Beverley then contacted Ferrone personally. According to Beverley, his cohost told him he had only found out about the decision roughly 15 minutes before Beverley did.

What made the situation sting more than the professional outcome was the silence that preceded it. During the months Beverley was away dealing with his legal situation, he said he did not hear from anyone connected to the show. That included Ferrone, whom Beverley described not as a colleague but as a close friend. The absence of a single call or message was something he found harder to process than the business decision itself.

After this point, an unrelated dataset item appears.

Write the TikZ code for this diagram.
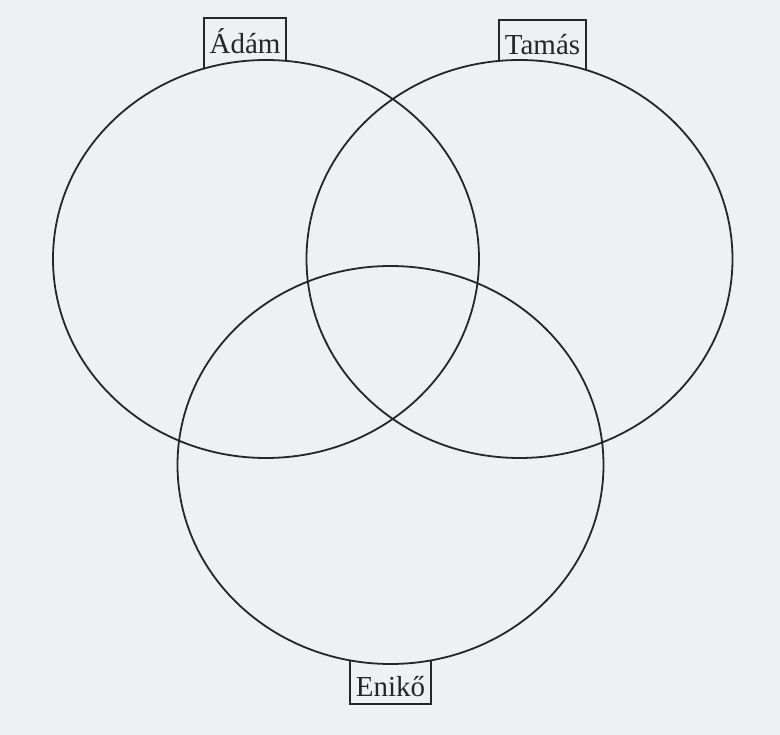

The podcast he helped build moved on in under six months

Beverley noted the timeline with some disbelief. Less than six months before he was pushed out, the show carried his name. He and Ferrone had grown it into something with a real audience on YouTube, building subscribers and views from the ground up. To watch it continue under a different name without him, and without so much as a conversation, was jarring.

He was careful not to frame the episode as an attack on Barstool or anyone involved. He acknowledged that Portnoy handled things with him directly, kept him in the loop, and allowed him to remain loosely connected to the company while he worked through his personal situation. That, Beverley said, he respects.

His decision to address it publicly was not about grievance. He knew his viewers would ask, and he wanted to be the one to answer.

Beverley draws a clear line between hurt and hostility

Despite the frustration woven into his account, Beverley was deliberate about where he stood. He made clear that there is no ongoing conflict, no animosity toward Barstool, and no personal feud with anyone from the show. He drew a firm line between being surprised by what happened and being bitter about it.

The distinction matters to him. He is moving forward on his own terms with a new platform, a new format, and full control over what he builds next. The Pat Bev Show on YouTube is the fresh start he is choosing rather than a fallback.

The arrest that started everything

Beverley was arrested in November 2025 on allegations that he assaulted his 15-year-old sister. He denied the allegations throughout the process, and the case never resulted in charges after a grand jury declined to indict him. The matter is now closed.

What remains is the professional gap it created, and Beverley is clearly determined to fill it himself.